そして企業や組織は利益のためにはとても怖い存在になりうるというのが面白い。個人の力では通常は勝てないという意味で、この映画は現実的である。たった一人で巨大組織に立ち向かって勝てるのは、ハリウッドの娯楽アクション映画だけであるし、これは娯楽アクション映画ではない。普通の外交官には、仕事だけでなく命すら失いかねないわけであって、国家権力と結びついた巨大企業はとてつもなく恐ろしい存在である。
しかしただ勝てないだけでは空しさが残るのだが、本来ならば不必要であろう壮大な大自然を二人の死に場所としてわざわざ背景にして、二人の愛の姿を持ち込んで結末にする。そして陰謀を明らかにして二人の死が無駄ではなかったとすることで、物語に救いをもたらしている。彼は途中で全てに目を閉じて調査を止めることも出来たのだが、結局亡き妻の姿に後ろを押されて敢えて危険に挑んだ。脅されても襲われても死ぬかもしれないと思っても止めなかった。陰謀と不正の暴露と社会への提起と愛の姿、そんなものがうまく詰め込まれてまとめられた映画でした。
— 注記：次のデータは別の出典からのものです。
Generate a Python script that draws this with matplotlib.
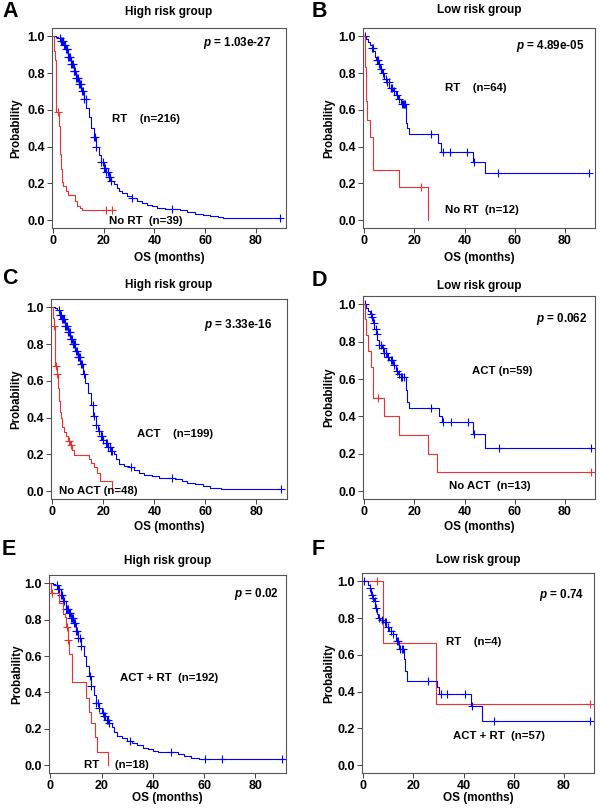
import numpy as np
import matplotlib.pyplot as plt

plt.rcParams['font.family'] = 'Liberation Sans'
plt.rcParams['font.weight'] = 'bold'
plt.rcParams['mathtext.fontset'] = 'custom'
plt.rcParams['mathtext.it'] = 'Liberation Sans:italic:bold'
plt.rcParams['mathtext.rm'] = 'Liberation Sans:bold'

# ---------------- DATA ---------------- #

# A: high risk, RT vs no RT
A_rt_t = [1, 2, 3, 4, 5, 6, 7, 8, 9, 10, 11, 12, 13, 14, 15, 16, 17, 18, 19, 20, 21, 22, 23,
          24, 25, 26, 27, 29, 31, 33, 35, 37, 39, 41, 44, 50, 53, 56, 59, 62, 65, 67]
A_rt_s = [0.997, 0.99, 0.975, 0.955, 0.93, 0.89, 0.85, 0.81, 0.775, 0.74, 0.70, 0.66, 0.61,
          0.56, 0.50, 0.45, 0.40, 0.355, 0.315, 0.285, 0.26, 0.235, 0.215, 0.195, 0.175, 0.16,
          0.147, 0.13, 0.12, 0.105, 0.095, 0.085, 0.075, 0.065, 0.06, 0.055, 0.045, 0.035,
          0.03, 0.025, 0.018, 0.012]
A_rt_c = [2.5, 3, 3.3, 3.8, 4.2, 4.5, 5, 5.3, 5.6, 6, 6.3, 6.6, 7, 7.3, 7.7, 8, 8.3, 8.6, 9,
          9.3, 9.6, 10, 10.4, 10.8, 11.2, 11.6, 12.2, 12.8, 16, 16.5, 17, 19, 19.5, 20, 20.5, 21,
          21.5, 22, 22.5, 23, 31, 47, 89.5]
A_no_t = [0.2, 0.5, 0.9, 2.2, 2.5, 2.8, 3.1, 3.4, 3.7, 5.0, 5.8, 8.5, 9.5, 10.5, 11.5]
A_no_s = [0.92, 0.87, 0.59, 0.51, 0.44, 0.36, 0.28, 0.21, 0.185, 0.16, 0.135, 0.105, 0.08,
          0.065, 0.054]
A_no_c = [1.8, 21, 23.3]

# B: low risk, RT vs no RT
B_rt_t = [0.8, 1.5, 2.3, 2.9, 3.5, 4.2, 4.8, 5.5, 6.2, 7.0, 8.0, 9.0, 10.0, 11.5, 12.5, 13.5,
          14.5, 16.6, 17.1, 17.7, 29.4, 30.7, 43.4, 48.2]
B_rt_s = [0.984, 0.968, 0.952, 0.936, 0.92, 0.89, 0.87, 0.85, 0.82, 0.80, 0.77, 0.75, 0.72,
          0.70, 0.68, 0.66, 0.63, 0.53, 0.50, 0.467, 0.42, 0.37, 0.316, 0.256]
B_rt_c = [0.3, 3, 3.3, 5, 5.3, 5.8, 6.5, 7.5, 8.5, 9, 9.8, 10.5, 11, 12, 13, 14, 15, 15.5, 15.8,
          16.2, 26.5, 31.5, 34, 41, 43.8, 53.5, 89.5]
B_no_t = [0.1, 0.3, 0.5, 0.8, 1.0, 2.3, 3.3, 13.8, 25.5]
B_no_s = [0.917, 0.833, 0.75, 0.65, 0.545, 0.455, 0.273, 0.182, 0.0]
B_no_c = [22.8]

# C: high risk, ACT vs no ACT
C_act_t = [1, 2, 3, 4, 5, 6, 7, 8, 9, 10, 11, 12, 13, 14, 15, 16, 17, 18, 19, 20, 21, 22, 23,
           24, 25, 26, 28, 30, 32, 34, 36, 39, 42, 48, 51, 53, 56, 59, 62, 66]
C_act_s = [0.995, 0.985, 0.96, 0.935, 0.9, 0.865, 0.83, 0.8, 0.765, 0.73, 0.69, 0.64, 0.59,
           0.535, 0.47, 0.41, 0.36, 0.325, 0.3, 0.28, 0.26, 0.24, 0.22, 0.2, 0.175, 0.15, 0.14,
           0.13, 0.115, 0.1, 0.09, 0.085, 0.07, 0.065, 0.058, 0.045, 0.04, 0.03, 0.02, 0.012]
C_act_c = [2.5, 3, 3.5, 4, 4.3, 4.7, 5, 5.5, 5.8, 6.2, 6.5, 6.8, 7.2, 7.5, 7.8, 8.2, 8.5, 8.8,
           9.2, 9.5, 10, 10.4, 10.8, 11.3, 11.8, 12.5, 15.8, 16.2, 17, 18.5, 19, 19.5, 20, 21,
           21.5, 22, 22.5, 23, 23.5, 31, 47, 89.5]
C_no_t = [0.2, 0.6, 1.0, 1.7, 2.1, 2.6, 3.0, 3.4, 3.9, 4.5, 5.2, 6.2, 7.0, 7.9, 8.5, 14.2, 15.2,
          16.4, 17.7, 18.6, 23.5]
C_no_s = [0.94, 0.9, 0.68, 0.64, 0.56, 0.49, 0.43, 0.4, 0.35, 0.32, 0.3, 0.275, 0.25, 0.225,
          0.197, 0.175, 0.155, 0.13, 0.1, 0.058, 0.0]
C_no_c = [0.8, 1.4, 1.9, 6.6, 7.2]

# D: low risk, ACT vs no ACT
D_act_t = [0.8, 1.5, 2.2, 2.8, 3.4, 4.0, 4.6, 5.2, 5.8, 7.0, 8.0, 9.0, 10.0, 11.5, 12.5, 13.5,
           14.5, 16.5, 17.0, 17.8, 29.8, 31.0, 43.5, 48.2]
D_act_s = [0.983, 0.966, 0.95, 0.93, 0.9, 0.87, 0.84, 0.81, 0.78, 0.765, 0.74, 0.72, 0.70,
           0.675, 0.645, 0.63, 0.61, 0.54, 0.48, 0.446, 0.40, 0.37, 0.307, 0.23]
D_act_c = [0.3, 2.5, 3.2, 3.8, 4.5, 5.0, 6.0, 6.5, 7.5, 8.0, 8.5, 9.5, 10.5, 11.0, 12.0, 13.0,
           14.0, 14.8, 15.2, 15.8, 26.5, 31.5, 34.5, 41.2, 43.8, 53.6, 90.5]
D_no_t = [0.1, 0.5, 1.6, 2.7, 3.3, 7.7, 14.0, 25.6, 29.2]
D_no_s = [0.923, 0.834, 0.75, 0.667, 0.5, 0.4, 0.3, 0.2, 0.1]
D_no_c = [5.6, 90.5]

# E: high risk, ACT + RT vs RT
E_both_t = [1, 2, 3, 4, 5, 6, 7, 8, 9, 10, 11, 12, 13, 14, 15, 16, 17, 18, 19, 20, 21, 22, 23,
            24, 25, 26, 28, 30, 32, 34, 36, 38, 40, 42, 50, 52, 55, 58]
E_both_s = [0.995, 0.99, 0.97, 0.935, 0.9, 0.86, 0.835, 0.81, 0.78, 0.74, 0.7, 0.655, 0.6,
            0.545, 0.49, 0.435, 0.385, 0.345, 0.315, 0.29, 0.27, 0.25, 0.23, 0.21, 0.185, 0.16,
            0.15, 0.135, 0.12, 0.11, 0.097, 0.088, 0.08, 0.073, 0.065, 0.05, 0.04, 0.035]
E_both_c = [2.5, 3, 3.5, 4, 4.5, 5, 5.5, 6, 6.4, 6.8, 7.2, 7.6, 8, 8.4, 8.8, 9.2, 9.6, 10, 10.5,
            11, 11.5, 12, 15.5, 16, 18, 18.5, 19, 20.5, 21, 21.5, 22, 22.5, 23, 31, 47, 60.5, 67,
            90.5]
E_rt_t = [0.3, 3.5, 5.0, 5.6, 6.3, 6.8, 7.2, 8.6, 14.0, 15.0, 15.8, 17.3, 18.4, 22.5]
E_rt_s = [0.944, 0.889, 0.833, 0.817, 0.76, 0.69, 0.61, 0.457, 0.372, 0.295, 0.235, 0.156,
          0.076, 0.0]
E_rt_c = [0.8, 6.5, 7.0]

# F: low risk, ACT + RT vs RT
F_both_t = [1.8, 2.5, 3.2, 3.8, 4.3, 4.7, 5.5, 6.0, 6.5, 7.8, 9.1, 10.4, 11.7, 13.0, 14.4, 16.1,
            16.6, 17.4, 29.5, 30.2, 43.0, 47.3]
F_both_s = [0.982, 0.964, 0.928, 0.91, 0.892, 0.856, 0.82, 0.80, 0.79, 0.776, 0.75, 0.73, 0.713,
            0.677, 0.632, 0.578, 0.515, 0.46, 0.425, 0.386, 0.32, 0.242]
F_both_c = [0.3, 2.8, 3.3, 4.0, 4.5, 5.0, 6.2, 7.5, 8.5, 9.0, 10.0, 11.0, 12.0, 13.5, 14.0, 14.8,
            15.3, 15.8, 25.8, 30.8, 33.5, 40.4, 43.4, 52.3, 90.5]
F_rt_t = [7.8, 29.0]
F_rt_s = [0.667, 0.333]
F_rt_c = [5.5, 90.5]

letters = ["A", "B", "C", "D", "E", "F"]
titles = ["High risk group", "Low risk group"] * 3
pvals = ["1.03e-27", "4.89e-05", "3.33e-16", "0.062", "0.02", "0.74"]

BLUE = "#0000ff"
RED = "#ee3030"

# ---------------- LAYOUT (pixels) ---------------- #

W, H = 600, 809
fig = plt.figure(figsize=(W / 100, H / 100), dpi=100)


def fx(x):
    return x / W


def fy(y):
    return 1 - y / H


def km(ax, t, s, cens, color):
    t = np.asarray(t, float)
    s = np.asarray(s, float)
    c = np.asarray(cens, float)
    end = max(t[-1], c.max()) if len(c) else t[-1]
    ax.step(np.r_[0, t, end], np.r_[1, s, s[-1]], where="post", color=color, lw=0.8)
    idx = np.searchsorted(t, c, side="right") - 1
    cy = np.where(idx >= 0, s[np.clip(idx, 0, None)], 1.0)
    ax.plot(c, cy, "+", color=color, ms=5.5, mew=0.8)


# box (x0, y0, x1, y1) in pixels
boxes = [(52, 28, 286, 228), (363, 28, 595, 228),
         (51, 299, 287, 499), (363, 296, 595, 499),
         (49, 575, 286, 773), (362, 573, 594, 773)]
title_y = [12, 10, 285, 286, 561, 560]
letter_y = [17, 17, 284, 286, 555, 555]
xlab_y = [258, 258, 527, 527, 798, 798]
ylab_x = [16, 329, 16, 329, 17, 329]

curves = [
    [(A_rt_t, A_rt_s, A_rt_c, BLUE), (A_no_t, A_no_s, A_no_c, RED)],
    [(B_rt_t, B_rt_s, B_rt_c, BLUE), (B_no_t, B_no_s, B_no_c, RED)],
    [(C_act_t, C_act_s, C_act_c, BLUE), (C_no_t, C_no_s, C_no_c, RED)],
    [(D_act_t, D_act_s, D_act_c, BLUE), (D_no_t, D_no_s, D_no_c, RED)],
    [(E_both_t, E_both_s, E_both_c, BLUE), (E_rt_t, E_rt_s, E_rt_c, RED)],
    [(F_rt_t, F_rt_s, F_rt_c, RED), (F_both_t, F_both_s, F_both_c, BLUE)],
]

# group labels: text, x, y (data coords)
labels = [
    [("RT    (n=216)", 36.5, 0.55), ("No RT  (n=39)", 36.5, -0.005)],
    [("RT    (n=64)", 44.5, 0.72), ("No RT  (n=12)", 47, 0.055)],
    [("ACT    (n=199)", 48, 0.31), ("No ACT (n=48)", 18, 0.0)],
    [("ACT (n=59)", 55, 0.645), ("No ACT  (n=13)", 50, 0.03)],
    [("ACT + RT  (n=192)", 46.5, 0.48), ("RT     (n=18)", 26, 0.0)],
    [("RT    (n=4)", 44, 0.668), ("ACT + RT  (n=57)", 54, 0.16)],
]
p_x = [72.5, 74, 73, 78.5, 80.5, 79]
p_y = [0.965, 0.947, 0.906, 0.923, 0.942, 0.928]

for i in range(6):
    x0, y0, x1, y1 = boxes[i]
    ax = fig.add_axes([fx(x0), fy(y1), fx(x1 - x0), (y1 - y0) / H])
    for t, s, c, col in curves[i]:
        km(ax, t, s, c, col)

    ax.set_xlim(-0.5, 92)
    ax.set_ylim(-0.042, 1.045)
    ax.set_xticks([0, 20, 40, 60, 80])
    ax.set_yticks([0, 0.2, 0.4, 0.6, 0.8, 1.0])
    ax.set_yticklabels(["0.0", "0.2", "0.4", "0.6", "0.8", "1.0"])
    ax.tick_params(labelsize=9, length=3.5, width=0.7, color="#444444", pad=1.5)
    for sp in ax.spines.values():
        sp.set_color("#555555")
        sp.set_linewidth(0.8)

    for txt, tx, ty in labels[i]:
        ax.text(tx, ty, txt, fontsize=8.2, ha="center", va="center")
    ax.text(p_x[i], p_y[i], "$p$ = " + pvals[i], fontsize=8.4, ha="center", va="center")

    cx = (x0 + x1) / 2
    fig.text(fx(cx), fy(title_y[i]), titles[i], fontsize=8.5, ha="center", va="center")
    fig.text(fx(cx), fy(xlab_y[i]), "OS (months)", fontsize=8.5, ha="center", va="center")
    fig.text(fx(ylab_x[i]), fy((y0 + y1) / 2), "Probability", fontsize=8.3,
             ha="center", va="center", rotation=90)
    lx = 2 if x0 < 300 else 312
    fig.text(fx(lx), fy(letter_y[i]), letters[i], fontsize=15.5, ha="left", va="baseline")

fig.savefig("out.png", dpi=100)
一つ疑問が残る。薬の副作用で死者が出れば、いかにデータを誤魔化して薬の承認と発売に持ち込んだとしても、その後もやはり副作用で死者が出るだろう。そうなれば薬の発売中止や損害賠償などで、結局後々に莫大な損害が出ることになるだろうことは容易に想定できる。それならば何故そんなことをするのだろうか。とりあえず引くに引けなくて、エイズの薬害事件のときみたいに後のことは後で考えるということなんだろうか。